▸ **Problem description**
Word for word, quote all of the material, omitting the pictures.

== Source material ==

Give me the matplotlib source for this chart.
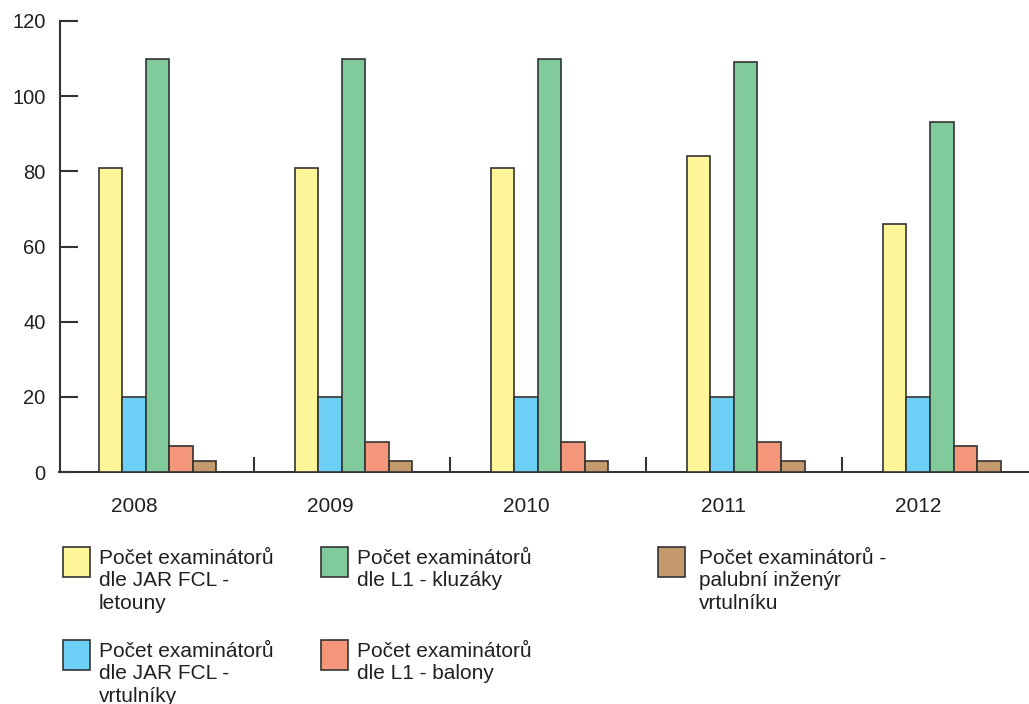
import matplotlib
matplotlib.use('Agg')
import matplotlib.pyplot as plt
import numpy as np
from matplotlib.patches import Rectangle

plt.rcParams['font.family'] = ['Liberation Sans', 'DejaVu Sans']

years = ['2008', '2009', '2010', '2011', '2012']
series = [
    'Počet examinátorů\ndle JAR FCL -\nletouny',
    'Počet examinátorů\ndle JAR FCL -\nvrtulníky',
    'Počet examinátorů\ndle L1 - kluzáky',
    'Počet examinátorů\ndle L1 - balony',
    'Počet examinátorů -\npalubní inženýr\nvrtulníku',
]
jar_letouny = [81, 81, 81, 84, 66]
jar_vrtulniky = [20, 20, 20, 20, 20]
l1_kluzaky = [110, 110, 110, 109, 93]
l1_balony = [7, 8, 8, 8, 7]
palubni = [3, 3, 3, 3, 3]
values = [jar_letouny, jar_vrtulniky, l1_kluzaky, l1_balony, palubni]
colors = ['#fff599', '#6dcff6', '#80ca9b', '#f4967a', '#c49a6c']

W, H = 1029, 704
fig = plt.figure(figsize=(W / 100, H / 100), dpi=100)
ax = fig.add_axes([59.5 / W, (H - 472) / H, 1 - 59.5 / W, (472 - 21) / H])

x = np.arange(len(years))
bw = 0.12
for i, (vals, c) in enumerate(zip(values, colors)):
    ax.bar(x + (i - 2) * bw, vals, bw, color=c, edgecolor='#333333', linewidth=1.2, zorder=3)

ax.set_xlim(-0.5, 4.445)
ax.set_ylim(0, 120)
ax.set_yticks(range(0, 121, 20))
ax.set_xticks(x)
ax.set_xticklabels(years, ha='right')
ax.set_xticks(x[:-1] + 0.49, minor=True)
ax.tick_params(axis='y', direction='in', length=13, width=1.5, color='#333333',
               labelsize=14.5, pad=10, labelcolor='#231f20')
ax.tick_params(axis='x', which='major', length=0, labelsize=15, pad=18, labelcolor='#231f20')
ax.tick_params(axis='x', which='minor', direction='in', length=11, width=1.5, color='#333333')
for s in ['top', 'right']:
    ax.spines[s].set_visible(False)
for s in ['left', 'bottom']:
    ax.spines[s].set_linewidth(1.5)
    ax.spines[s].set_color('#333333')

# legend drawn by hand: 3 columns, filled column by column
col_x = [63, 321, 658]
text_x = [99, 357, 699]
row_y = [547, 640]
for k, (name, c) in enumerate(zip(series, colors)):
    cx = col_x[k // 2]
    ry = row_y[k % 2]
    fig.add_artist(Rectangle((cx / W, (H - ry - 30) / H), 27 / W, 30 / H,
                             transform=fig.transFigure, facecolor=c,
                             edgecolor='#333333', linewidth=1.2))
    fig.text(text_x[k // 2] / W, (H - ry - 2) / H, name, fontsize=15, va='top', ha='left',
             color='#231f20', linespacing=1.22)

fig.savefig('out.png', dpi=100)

===

▸ **Answer for the task**
Give me the matplotlib source for this chart.
import matplotlib
matplotlib.use('Agg')
import matplotlib.pyplot as plt
import numpy as np
from matplotlib.patches import Rectangle

plt.rcParams['font.family'] = ['Liberation Sans', 'DejaVu Sans']

years = ['2008', '2009', '2010', '2011', '2012']
series = [
    'Počet examinátorů\ndle JAR FCL -\nletouny',
    'Počet examinátorů\ndle JAR FCL -\nvrtulníky',
    'Počet examinátorů\ndle L1 - kluzáky',
    'Počet examinátorů\ndle L1 - balony',
    'Počet examinátorů -\npalubní inženýr\nvrtulníku',
]
jar_letouny = [81, 81, 81, 84, 66]
jar_vrtulniky = [20, 20, 20, 20, 20]
l1_kluzaky = [110, 110, 110, 109, 93]
l1_balony = [7, 8, 8, 8, 7]
palubni = [3, 3, 3, 3, 3]
values = [jar_letouny, jar_vrtulniky, l1_kluzaky, l1_balony, palubni]
colors = ['#fff599', '#6dcff6', '#80ca9b', '#f4967a', '#c49a6c']

W, H = 1029, 704
fig = plt.figure(figsize=(W / 100, H / 100), dpi=100)
ax = fig.add_axes([59.5 / W, (H - 472) / H, 1 - 59.5 / W, (472 - 21) / H])

x = np.arange(len(years))
bw = 0.12
for i, (vals, c) in enumerate(zip(values, colors)):
    ax.bar(x + (i - 2) * bw, vals, bw, color=c, edgecolor='#333333', linewidth=1.2, zorder=3)

ax.set_xlim(-0.5, 4.445)
ax.set_ylim(0, 120)
ax.set_yticks(range(0, 121, 20))
ax.set_xticks(x)
ax.set_xticklabels(years, ha='right')
ax.set_xticks(x[:-1] + 0.49, minor=True)
ax.tick_params(axis='y', direction='in', length=13, width=1.5, color='#333333',
               labelsize=14.5, pad=10, labelcolor='#231f20')
ax.tick_params(axis='x', which='major', length=0, labelsize=15, pad=18, labelcolor='#231f20')
ax.tick_params(axis='x', which='minor', direction='in', length=11, width=1.5, color='#333333')
for s in ['top', 'right']:
    ax.spines[s].set_visible(False)
for s in ['left', 'bottom']:
    ax.spines[s].set_linewidth(1.5)
    ax.spines[s].set_color('#333333')

# legend drawn by hand: 3 columns, filled column by column
col_x = [63, 321, 658]
text_x = [99, 357, 699]
row_y = [547, 640]
for k, (name, c) in enumerate(zip(series, colors)):
    cx = col_x[k // 2]
    ry = row_y[k % 2]
    fig.add_artist(Rectangle((cx / W, (H - ry - 30) / H), 27 / W, 30 / H,
                             transform=fig.transFigure, facecolor=c,
                             edgecolor='#333333', linewidth=1.2))
    fig.text(text_x[k // 2] / W, (H - ry - 2) / H, name, fontsize=15, va='top', ha='left',
             color='#231f20', linespacing=1.22)

fig.savefig('out.png', dpi=100)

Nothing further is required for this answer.